Craig there is very little mentioned about the hull timbers, (ribs) planking and Deadwood keel which would be massive in that boat. Also, carvel planked boats like her need to be "wet" if allowed to dry out like she is now, the planks begin to shrink paint cracks, caulking (cotton) and seam compound may need replacement. But if you want a wood boat the PNW is the place to ne!
Yah.. That's allot of questions that I have no answers to.. Good reason to stick with fiberglass I suppose. :)
that's where I saw it! Ebay.... I see the Choy Lee is up to 6600 lol I can't knock Ebay I sold a smaller sailboat there. sold a car. Bought kubota diesel parts for my sailboat from a really nice tractor supply.
As others have said, a wooden boat is a labor of love. My boat (avatar picture) is an 80 year old woody. I work pretty hard to keep it in good shape. In a typical year I would say that Maintenance typically comes in around 300 hours. This year was a bit more. If you are paying a yard to do the work that works out to at least $20K a year when you include materials. Right now I am in the process of replacing a galley counter top and the ceiling over it. That small project will run about 30-40 hours by the time it is done.
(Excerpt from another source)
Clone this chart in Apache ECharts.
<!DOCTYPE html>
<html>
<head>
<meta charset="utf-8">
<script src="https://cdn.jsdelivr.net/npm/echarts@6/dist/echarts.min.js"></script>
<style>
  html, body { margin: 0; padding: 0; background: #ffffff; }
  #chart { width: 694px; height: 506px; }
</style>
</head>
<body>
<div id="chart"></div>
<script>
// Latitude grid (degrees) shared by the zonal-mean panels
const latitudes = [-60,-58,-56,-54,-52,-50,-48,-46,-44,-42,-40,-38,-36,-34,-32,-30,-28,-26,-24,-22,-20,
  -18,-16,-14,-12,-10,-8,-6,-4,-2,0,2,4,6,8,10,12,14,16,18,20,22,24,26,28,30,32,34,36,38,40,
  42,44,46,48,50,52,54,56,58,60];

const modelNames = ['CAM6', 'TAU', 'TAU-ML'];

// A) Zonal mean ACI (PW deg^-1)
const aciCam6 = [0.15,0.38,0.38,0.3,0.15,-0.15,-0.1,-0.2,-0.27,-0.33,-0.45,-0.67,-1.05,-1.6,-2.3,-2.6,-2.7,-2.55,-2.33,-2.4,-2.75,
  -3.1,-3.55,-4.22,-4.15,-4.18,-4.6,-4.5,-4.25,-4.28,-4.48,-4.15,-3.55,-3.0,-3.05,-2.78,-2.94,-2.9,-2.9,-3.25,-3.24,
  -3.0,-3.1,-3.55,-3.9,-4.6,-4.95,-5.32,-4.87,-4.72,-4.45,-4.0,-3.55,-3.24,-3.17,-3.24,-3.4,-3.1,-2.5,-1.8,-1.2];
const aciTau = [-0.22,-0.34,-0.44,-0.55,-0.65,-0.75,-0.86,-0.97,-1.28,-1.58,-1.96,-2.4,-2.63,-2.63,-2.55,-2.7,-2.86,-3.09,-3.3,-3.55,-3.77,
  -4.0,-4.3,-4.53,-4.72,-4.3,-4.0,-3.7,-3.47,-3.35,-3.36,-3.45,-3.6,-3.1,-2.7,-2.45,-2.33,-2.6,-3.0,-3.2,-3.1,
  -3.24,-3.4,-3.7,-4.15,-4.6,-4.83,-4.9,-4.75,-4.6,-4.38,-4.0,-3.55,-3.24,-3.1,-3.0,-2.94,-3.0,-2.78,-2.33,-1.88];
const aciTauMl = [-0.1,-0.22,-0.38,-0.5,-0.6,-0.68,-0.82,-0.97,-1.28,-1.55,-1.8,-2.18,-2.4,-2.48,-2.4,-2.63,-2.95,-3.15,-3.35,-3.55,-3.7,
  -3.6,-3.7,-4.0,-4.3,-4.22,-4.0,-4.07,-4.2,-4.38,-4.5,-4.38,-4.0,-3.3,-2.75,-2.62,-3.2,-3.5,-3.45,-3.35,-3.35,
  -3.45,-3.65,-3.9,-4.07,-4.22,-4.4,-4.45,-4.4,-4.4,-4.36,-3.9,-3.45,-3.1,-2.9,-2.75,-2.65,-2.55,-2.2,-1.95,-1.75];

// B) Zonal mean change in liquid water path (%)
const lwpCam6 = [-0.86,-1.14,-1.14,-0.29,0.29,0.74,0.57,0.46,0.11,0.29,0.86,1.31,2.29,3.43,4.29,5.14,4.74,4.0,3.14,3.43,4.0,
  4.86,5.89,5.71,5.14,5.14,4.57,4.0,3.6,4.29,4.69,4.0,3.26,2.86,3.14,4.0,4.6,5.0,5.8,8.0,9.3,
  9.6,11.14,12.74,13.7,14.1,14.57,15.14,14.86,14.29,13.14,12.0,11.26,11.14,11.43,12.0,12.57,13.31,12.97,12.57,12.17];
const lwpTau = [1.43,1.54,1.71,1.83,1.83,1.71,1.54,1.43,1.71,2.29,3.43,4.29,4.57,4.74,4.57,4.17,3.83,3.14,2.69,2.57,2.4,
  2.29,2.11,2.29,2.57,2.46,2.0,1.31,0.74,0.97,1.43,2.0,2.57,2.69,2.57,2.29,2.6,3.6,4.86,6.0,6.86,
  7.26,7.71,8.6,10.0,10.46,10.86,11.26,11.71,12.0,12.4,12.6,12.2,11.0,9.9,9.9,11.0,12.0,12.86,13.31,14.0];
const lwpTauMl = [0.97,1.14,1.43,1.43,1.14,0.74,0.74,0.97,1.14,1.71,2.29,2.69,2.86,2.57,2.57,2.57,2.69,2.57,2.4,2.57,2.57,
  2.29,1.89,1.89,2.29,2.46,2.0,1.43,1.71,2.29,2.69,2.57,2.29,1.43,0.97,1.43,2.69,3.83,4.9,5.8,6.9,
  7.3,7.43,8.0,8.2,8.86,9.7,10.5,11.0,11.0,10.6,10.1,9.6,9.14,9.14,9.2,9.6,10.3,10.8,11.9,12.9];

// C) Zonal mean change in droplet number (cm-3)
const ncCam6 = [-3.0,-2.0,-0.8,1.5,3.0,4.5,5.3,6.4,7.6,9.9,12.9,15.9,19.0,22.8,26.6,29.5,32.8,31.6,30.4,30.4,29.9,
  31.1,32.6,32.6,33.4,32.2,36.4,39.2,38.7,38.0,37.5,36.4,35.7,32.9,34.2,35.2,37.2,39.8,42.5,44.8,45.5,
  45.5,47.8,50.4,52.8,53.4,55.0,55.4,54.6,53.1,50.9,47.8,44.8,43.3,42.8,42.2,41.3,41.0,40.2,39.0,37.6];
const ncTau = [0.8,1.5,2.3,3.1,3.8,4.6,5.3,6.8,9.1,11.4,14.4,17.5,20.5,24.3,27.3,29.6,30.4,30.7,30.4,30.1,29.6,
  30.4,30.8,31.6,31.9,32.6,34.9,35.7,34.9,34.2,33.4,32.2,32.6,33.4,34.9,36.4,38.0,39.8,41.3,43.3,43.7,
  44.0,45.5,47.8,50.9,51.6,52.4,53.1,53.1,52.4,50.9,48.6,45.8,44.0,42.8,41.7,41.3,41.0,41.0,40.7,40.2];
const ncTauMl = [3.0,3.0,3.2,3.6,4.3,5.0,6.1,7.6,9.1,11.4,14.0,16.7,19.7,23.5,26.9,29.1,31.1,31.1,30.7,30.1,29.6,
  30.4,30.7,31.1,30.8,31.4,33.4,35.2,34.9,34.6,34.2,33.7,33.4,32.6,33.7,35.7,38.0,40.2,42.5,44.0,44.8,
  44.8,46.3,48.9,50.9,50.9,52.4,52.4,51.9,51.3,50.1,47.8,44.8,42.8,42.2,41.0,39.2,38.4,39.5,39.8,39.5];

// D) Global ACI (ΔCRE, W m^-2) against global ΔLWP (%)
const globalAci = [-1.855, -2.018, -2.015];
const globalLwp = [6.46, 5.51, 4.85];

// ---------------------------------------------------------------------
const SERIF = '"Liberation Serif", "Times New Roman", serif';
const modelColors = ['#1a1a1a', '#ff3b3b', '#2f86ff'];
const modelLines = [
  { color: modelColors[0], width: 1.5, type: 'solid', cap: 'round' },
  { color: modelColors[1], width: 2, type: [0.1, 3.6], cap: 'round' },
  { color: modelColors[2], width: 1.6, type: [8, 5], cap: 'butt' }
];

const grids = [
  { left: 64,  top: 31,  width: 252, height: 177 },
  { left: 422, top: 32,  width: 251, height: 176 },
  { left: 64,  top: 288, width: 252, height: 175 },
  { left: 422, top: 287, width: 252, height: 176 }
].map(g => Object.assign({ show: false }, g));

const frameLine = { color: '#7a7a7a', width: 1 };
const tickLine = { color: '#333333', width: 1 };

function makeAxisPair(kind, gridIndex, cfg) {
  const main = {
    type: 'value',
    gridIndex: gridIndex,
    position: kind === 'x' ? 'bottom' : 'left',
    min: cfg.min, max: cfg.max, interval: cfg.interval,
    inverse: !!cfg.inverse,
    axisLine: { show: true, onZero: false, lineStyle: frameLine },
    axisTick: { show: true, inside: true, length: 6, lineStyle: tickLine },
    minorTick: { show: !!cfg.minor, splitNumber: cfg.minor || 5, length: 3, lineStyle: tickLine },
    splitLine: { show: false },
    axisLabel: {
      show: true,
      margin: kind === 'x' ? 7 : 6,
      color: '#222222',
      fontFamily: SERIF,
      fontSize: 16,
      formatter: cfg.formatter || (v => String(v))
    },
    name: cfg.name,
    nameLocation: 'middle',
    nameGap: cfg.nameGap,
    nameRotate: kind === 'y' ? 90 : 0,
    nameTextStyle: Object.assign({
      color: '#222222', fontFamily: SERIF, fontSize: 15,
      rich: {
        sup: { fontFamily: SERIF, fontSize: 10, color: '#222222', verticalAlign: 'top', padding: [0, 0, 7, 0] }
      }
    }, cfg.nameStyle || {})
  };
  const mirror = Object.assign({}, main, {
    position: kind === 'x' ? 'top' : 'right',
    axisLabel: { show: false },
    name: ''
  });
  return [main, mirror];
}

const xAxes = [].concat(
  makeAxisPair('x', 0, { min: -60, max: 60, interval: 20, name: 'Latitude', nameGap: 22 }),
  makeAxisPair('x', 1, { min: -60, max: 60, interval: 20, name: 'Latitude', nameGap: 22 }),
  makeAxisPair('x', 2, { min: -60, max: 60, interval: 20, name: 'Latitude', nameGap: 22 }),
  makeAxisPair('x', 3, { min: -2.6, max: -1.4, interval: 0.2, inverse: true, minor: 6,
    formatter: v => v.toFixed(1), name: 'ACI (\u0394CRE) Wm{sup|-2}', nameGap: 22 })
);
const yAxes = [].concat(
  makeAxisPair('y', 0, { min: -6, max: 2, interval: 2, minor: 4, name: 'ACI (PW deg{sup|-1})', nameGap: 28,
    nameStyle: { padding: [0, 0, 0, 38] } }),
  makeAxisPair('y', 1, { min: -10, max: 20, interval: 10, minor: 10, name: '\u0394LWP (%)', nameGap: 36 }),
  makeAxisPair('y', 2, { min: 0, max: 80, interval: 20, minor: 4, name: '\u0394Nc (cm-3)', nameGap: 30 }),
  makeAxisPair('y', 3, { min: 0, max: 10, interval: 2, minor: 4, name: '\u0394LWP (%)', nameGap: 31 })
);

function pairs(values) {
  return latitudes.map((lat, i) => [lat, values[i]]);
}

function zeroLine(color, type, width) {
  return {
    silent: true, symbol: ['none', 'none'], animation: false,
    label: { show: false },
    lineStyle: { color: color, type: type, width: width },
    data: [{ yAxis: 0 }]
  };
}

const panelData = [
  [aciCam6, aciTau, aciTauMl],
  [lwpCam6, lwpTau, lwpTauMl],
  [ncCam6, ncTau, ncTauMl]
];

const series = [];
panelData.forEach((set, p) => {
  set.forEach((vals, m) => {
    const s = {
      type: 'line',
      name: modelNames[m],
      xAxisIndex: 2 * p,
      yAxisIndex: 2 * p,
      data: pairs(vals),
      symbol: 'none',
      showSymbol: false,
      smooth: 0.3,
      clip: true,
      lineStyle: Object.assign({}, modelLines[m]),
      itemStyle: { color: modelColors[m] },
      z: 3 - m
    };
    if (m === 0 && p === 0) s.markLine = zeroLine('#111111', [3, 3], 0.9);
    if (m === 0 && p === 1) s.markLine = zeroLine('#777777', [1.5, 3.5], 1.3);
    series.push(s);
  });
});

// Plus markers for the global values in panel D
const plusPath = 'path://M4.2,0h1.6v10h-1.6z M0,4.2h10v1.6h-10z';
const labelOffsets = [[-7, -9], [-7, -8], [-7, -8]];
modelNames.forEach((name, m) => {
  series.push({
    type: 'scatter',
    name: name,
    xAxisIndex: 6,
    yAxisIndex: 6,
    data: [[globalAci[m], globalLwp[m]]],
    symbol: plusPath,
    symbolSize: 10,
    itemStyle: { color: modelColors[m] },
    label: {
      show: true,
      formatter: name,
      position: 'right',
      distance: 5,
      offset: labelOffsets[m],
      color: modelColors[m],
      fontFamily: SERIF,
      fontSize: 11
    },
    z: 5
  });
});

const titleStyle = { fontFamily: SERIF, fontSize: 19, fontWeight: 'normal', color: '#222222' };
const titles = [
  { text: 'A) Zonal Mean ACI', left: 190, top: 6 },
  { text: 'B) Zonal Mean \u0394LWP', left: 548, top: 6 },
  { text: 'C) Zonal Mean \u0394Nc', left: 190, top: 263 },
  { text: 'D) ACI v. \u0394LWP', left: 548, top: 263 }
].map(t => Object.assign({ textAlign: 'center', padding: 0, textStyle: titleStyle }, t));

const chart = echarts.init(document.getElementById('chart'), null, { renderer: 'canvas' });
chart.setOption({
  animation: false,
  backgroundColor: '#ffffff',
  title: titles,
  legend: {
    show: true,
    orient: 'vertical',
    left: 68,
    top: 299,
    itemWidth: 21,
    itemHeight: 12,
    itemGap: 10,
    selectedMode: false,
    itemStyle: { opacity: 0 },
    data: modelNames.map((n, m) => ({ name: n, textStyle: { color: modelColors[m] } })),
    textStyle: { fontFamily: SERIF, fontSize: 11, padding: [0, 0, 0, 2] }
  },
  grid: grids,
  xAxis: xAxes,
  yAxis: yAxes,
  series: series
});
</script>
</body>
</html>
At yard rates that works out to somewhere between $2,500 and $3,000.

As far as buying a woody goes, it is essential that you get a comprehensive survey by a qualified wooden boat surveyor. I would also have a wooden boat shipwright look the boat over. Even a boat that looks really good can go bad in just a couple of years if not properly maintained. A boat like that Defever would probably require $20K-$30K a year to hire a yard to properly maintain it. If there are any problems the repair cost could be a LOT higher. Basically any rot anywhere means that that wood must be replaced, the source of fresh water that caused the rot identified and repaired and the area of the leak and the rot thoroughly checked out for additional rot. For example, a few years ago I found some rot in my cabin house. After checking everything out I ended up removing the cabin house and building a completely new one - about 500 hours labor plus $10K for materials (mahogany is expensive).
It's interesting that they say it went from Conn. to LA on its own bottom and the listing seems to indicate it only has one bilge pump. :eek:
Craig - Do you know if this boat sold on Ebay in July? Do you know the boat name?

Too bad you ran - we have a 1969 wood DeFever in the PacNW and she is a dream boat! DeFever made them right.